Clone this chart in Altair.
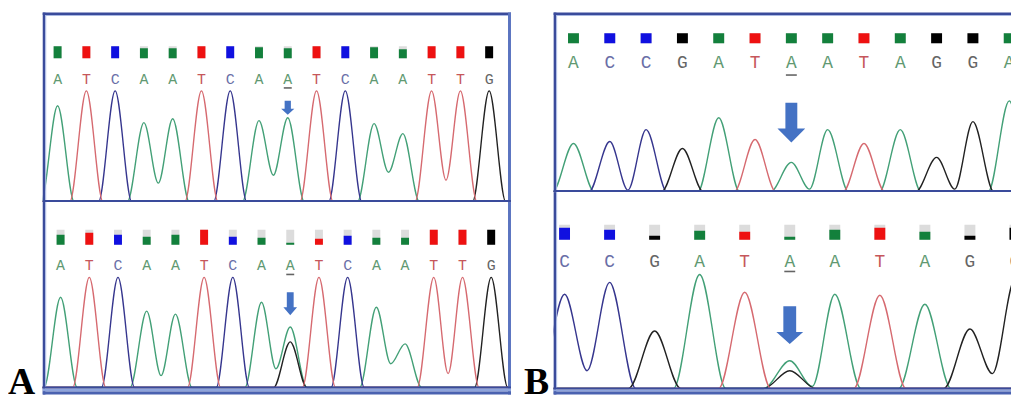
==
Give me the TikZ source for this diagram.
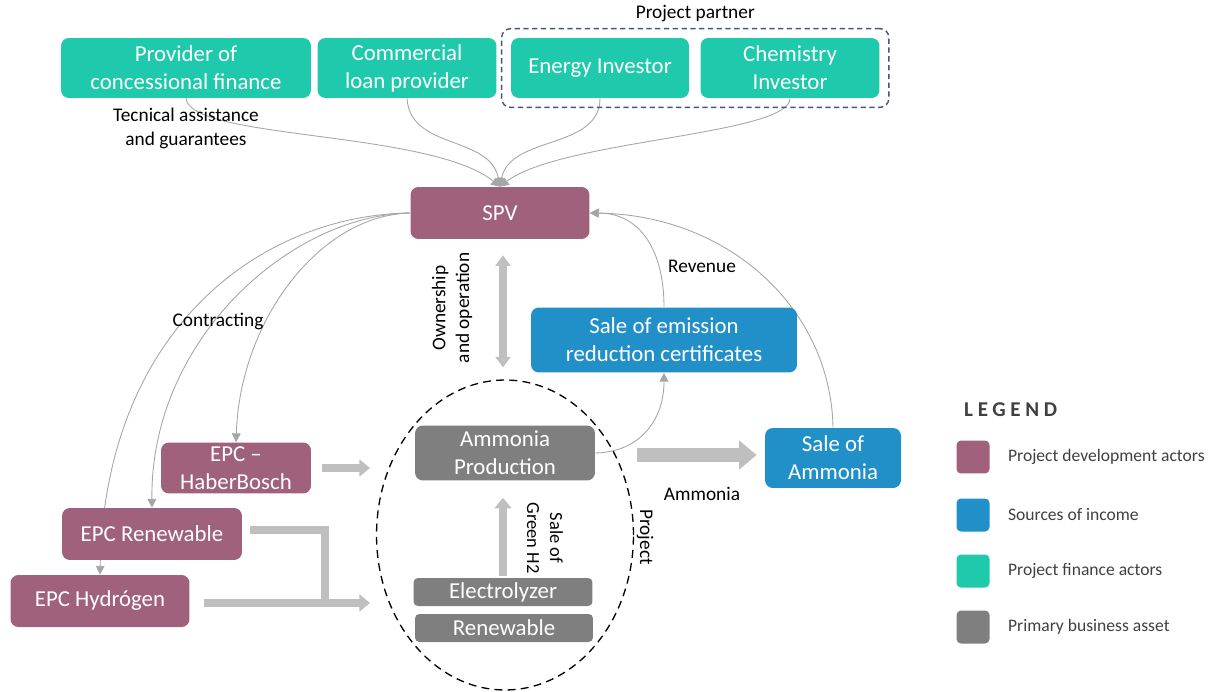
==
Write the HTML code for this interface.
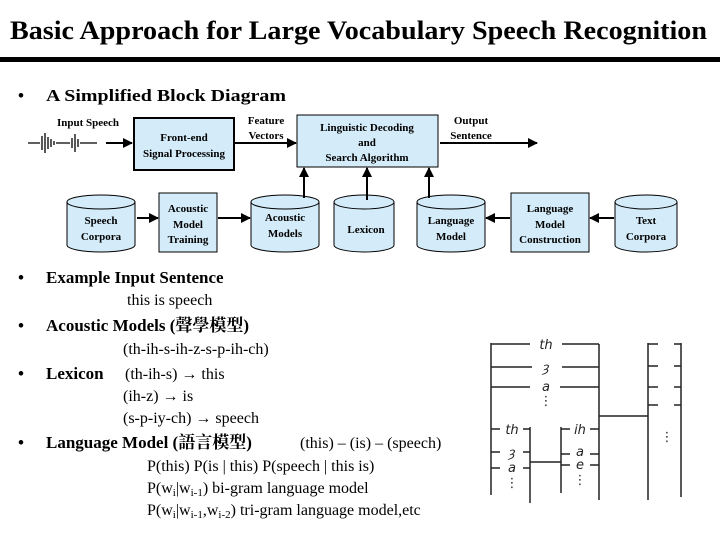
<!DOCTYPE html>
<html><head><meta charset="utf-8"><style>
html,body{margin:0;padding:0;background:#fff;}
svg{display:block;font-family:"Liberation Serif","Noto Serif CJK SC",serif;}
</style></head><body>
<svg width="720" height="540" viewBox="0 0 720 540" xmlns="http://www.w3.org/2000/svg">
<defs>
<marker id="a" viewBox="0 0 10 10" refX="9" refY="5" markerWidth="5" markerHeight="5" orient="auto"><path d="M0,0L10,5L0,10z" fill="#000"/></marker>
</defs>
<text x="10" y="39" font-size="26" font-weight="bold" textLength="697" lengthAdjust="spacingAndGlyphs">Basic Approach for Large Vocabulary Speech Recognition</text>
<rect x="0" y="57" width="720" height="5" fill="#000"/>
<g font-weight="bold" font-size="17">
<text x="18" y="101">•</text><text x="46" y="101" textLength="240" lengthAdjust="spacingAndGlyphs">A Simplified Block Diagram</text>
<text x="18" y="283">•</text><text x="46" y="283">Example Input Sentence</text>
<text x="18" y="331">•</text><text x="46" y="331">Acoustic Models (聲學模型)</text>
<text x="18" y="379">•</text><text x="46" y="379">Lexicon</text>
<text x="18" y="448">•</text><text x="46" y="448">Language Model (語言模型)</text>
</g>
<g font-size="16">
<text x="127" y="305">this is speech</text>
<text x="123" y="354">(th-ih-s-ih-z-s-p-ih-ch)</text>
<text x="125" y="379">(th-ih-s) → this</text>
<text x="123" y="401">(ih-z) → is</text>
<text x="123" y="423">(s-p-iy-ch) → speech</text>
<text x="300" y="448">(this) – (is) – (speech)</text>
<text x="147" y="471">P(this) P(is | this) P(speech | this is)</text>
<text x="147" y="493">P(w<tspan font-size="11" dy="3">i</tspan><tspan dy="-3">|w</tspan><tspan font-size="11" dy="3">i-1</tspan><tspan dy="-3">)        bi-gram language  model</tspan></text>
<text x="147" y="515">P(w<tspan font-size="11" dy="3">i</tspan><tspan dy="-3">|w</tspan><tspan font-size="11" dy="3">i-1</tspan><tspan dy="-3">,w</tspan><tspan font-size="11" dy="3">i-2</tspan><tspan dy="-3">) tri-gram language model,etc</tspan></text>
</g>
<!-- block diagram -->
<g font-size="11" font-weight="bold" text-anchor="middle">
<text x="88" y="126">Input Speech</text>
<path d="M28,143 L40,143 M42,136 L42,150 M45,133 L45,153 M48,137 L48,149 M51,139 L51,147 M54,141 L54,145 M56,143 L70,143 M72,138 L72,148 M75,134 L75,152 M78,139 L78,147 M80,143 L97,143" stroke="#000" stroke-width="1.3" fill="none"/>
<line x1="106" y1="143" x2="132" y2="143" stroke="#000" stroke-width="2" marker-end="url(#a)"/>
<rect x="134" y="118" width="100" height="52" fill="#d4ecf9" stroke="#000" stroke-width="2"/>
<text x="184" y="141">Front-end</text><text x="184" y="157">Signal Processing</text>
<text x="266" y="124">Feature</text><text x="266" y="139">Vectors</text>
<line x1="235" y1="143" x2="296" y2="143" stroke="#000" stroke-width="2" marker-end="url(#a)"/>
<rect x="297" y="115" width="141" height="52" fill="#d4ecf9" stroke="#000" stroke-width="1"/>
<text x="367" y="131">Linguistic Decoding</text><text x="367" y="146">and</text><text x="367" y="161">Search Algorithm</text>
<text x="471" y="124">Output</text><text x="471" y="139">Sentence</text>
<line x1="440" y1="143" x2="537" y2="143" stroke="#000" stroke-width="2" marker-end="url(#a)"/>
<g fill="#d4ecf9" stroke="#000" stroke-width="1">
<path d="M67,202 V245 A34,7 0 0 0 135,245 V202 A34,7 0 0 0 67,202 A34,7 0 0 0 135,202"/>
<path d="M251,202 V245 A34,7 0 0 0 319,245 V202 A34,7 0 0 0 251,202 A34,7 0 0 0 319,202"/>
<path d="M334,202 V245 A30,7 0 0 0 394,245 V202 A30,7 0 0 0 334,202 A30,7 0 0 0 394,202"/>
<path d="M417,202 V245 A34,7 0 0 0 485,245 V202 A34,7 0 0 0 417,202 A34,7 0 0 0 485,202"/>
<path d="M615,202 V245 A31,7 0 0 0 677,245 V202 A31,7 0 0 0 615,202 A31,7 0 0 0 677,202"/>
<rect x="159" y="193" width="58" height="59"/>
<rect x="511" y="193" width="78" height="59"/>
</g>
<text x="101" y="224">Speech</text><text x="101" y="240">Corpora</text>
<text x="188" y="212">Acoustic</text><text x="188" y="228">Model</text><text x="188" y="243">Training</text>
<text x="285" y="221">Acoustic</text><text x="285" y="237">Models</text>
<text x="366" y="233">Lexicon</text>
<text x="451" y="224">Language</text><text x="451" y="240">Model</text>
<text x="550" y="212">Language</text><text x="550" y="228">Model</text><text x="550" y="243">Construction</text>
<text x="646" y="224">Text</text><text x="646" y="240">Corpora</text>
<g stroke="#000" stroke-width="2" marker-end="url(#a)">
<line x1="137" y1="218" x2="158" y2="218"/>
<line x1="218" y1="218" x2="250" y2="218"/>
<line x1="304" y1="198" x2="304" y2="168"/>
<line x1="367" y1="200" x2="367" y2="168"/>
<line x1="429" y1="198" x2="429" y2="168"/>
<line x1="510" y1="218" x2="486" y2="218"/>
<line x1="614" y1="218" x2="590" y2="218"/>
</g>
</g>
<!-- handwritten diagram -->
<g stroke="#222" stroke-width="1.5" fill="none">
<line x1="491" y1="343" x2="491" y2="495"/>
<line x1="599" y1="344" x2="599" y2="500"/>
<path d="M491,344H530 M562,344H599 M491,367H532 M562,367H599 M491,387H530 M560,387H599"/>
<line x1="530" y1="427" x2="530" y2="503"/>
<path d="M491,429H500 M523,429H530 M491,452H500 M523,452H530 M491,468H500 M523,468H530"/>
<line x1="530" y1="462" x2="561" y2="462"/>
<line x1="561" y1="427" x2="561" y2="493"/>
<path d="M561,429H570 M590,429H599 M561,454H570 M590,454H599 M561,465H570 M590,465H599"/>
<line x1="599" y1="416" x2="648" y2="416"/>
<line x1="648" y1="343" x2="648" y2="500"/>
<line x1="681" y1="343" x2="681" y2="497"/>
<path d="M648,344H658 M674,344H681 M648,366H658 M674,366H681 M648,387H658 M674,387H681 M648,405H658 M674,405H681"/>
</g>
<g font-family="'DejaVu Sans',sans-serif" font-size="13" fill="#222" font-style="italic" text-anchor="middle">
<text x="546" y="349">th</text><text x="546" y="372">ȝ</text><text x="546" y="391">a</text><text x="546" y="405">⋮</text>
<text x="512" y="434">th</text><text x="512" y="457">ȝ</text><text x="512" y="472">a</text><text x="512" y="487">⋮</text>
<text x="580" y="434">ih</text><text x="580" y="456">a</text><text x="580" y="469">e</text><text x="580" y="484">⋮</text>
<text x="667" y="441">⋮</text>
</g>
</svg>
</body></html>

WRITTEN EXERCISE:
Look through the data and show every line containing "this".

EXERCISE OUTPUT:
Clone this chart in Altair.
Give me the TikZ source for this diagram.
Write the HTML code for this interface.
<text x="127" y="305">this is speech</text>
<text x="125" y="379">(th-ih-s) → this</text>
<text x="300" y="448">(this) – (is) – (speech)</text>
<text x="147" y="471">P(this) P(is | this) P(speech | this is)</text>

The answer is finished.